If you care about the future of distance learning and you have not yet encountered Barbara Oakley and Terrence Sejnowski’s Learning How to Learn MOOC on Coursera, you are in for a real treat. The course is a practical introduction to information on learning derived from cognitive and brain science that distinguishes itself in a number of important ways.
First, the course is incredibly useful for learners at just about all stages. It is accessible and engaging in tone and design. Second, it makes use of research-based principles for its very configuration so that the course illustrates the principles it is trying to convey.
Perhaps as significant as the course itself are the related materials in which Oakley and Sejnowski discuss how the course was developed. In What We Learned from Creating One of the World’s Most Popular MOOCs, Oakey and Sejnowski step through the course development process and connect this work to the research on multimedia learning, notably Richard Mayer’s work. They also highlight some of the very practical steps they took as they learned how to become online video teachers. They note both those aspects of the course development process that were research-based and those for which they would like some additional research. For a bit more of this background, see Lessons from a Basement Studio, Barbara Oakley’s informal report on how she made the personal transition (with help from her husband) into an online video instructor. For even more background, see Terry Sejnowski’s account of the course on pages 185-189 of his book, The Deep Learning Revolution (Cambridge: MIT Press, 2018).

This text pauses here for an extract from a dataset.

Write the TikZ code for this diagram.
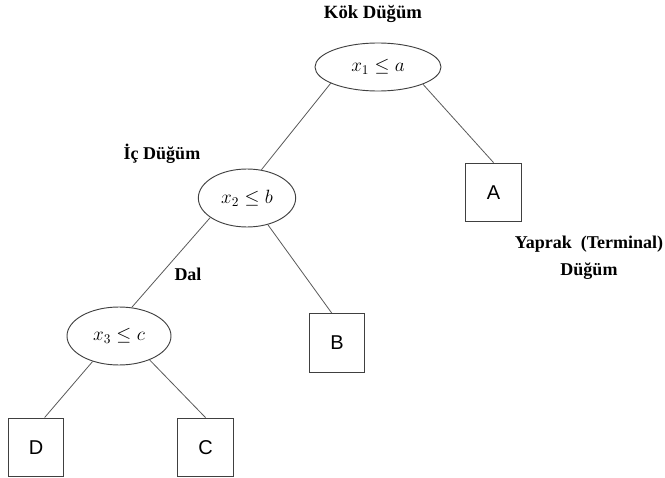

Learning How to Learn and Oakley and Sejnowski are significant for thinking about distance learning for two reasons. They not only exemplify an important course development approach, they also personify a faculty engagement model. The development of Learning How to Learn was done with very little outside help at a fraction of the cost of many online offerings. This was possible because the faculty involved took an active and central role in all aspects of the course development process. Because the course was essentially hand-crafted by the instructors, the course content and course design are fully integrated and the instructor presence is high fidelity.

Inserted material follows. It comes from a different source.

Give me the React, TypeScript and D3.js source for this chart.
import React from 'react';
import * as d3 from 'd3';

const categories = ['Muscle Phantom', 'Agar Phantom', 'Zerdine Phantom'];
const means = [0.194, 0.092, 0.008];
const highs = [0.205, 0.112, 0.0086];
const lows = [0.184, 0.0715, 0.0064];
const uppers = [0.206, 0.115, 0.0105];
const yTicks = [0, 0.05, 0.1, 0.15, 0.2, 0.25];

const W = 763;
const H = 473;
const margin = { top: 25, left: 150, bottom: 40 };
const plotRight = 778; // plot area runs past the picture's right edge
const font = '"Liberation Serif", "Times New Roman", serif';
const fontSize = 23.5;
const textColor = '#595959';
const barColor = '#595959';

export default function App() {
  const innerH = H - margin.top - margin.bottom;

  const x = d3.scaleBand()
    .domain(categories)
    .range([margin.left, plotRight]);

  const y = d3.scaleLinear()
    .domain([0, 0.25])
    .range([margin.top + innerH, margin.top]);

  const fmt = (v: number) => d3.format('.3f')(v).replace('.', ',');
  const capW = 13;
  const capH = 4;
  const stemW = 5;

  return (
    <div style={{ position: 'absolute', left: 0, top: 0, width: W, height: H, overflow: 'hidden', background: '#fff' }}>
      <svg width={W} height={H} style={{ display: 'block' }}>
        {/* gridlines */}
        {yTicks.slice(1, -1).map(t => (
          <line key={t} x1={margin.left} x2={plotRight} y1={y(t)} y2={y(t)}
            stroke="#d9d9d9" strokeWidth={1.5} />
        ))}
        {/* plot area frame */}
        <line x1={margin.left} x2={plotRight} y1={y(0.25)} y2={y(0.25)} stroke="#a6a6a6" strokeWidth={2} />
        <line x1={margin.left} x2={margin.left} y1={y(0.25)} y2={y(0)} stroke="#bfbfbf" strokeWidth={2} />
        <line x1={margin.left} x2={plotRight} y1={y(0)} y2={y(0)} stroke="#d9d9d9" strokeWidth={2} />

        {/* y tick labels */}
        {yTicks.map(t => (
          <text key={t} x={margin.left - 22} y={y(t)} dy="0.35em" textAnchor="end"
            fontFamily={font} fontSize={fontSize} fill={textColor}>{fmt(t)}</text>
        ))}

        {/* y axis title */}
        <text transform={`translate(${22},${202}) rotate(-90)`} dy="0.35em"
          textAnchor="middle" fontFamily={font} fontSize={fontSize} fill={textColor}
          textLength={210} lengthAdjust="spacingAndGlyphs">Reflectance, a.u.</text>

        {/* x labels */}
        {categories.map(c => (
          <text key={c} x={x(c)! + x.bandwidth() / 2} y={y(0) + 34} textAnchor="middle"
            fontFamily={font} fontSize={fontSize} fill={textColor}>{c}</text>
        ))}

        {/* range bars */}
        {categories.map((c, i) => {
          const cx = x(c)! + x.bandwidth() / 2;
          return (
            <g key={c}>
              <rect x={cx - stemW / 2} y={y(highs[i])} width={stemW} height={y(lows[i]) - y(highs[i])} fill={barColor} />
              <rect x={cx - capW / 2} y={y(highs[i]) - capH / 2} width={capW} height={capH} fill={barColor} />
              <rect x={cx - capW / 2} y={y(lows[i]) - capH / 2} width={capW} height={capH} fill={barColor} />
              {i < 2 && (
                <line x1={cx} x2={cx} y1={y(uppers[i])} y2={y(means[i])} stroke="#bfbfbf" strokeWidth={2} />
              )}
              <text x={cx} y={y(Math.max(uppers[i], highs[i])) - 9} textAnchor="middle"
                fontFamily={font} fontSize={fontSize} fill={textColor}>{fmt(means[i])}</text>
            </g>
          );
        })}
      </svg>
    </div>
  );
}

Back in the early 2000’s I led a team responsible for providing initial assessments of a range of online courses being proposed for offering on Columbia’s Fathom.com online learning portal. We reviewed hundreds of courses from a variety of institutions when online course development practices were just being formed. Although most of the courses were adequate, a few stood out from the rest, and these were invariably those in which the faculty presence in developing the course and its online configuration were strongest. In these courses the presence of the instructor as an expert in the field was woven into the course design, not just the content. Efforts to standardize and “professionalize” online course development may be taking us in a different direction, and Learning How to Learn provides a reminder that there are other options.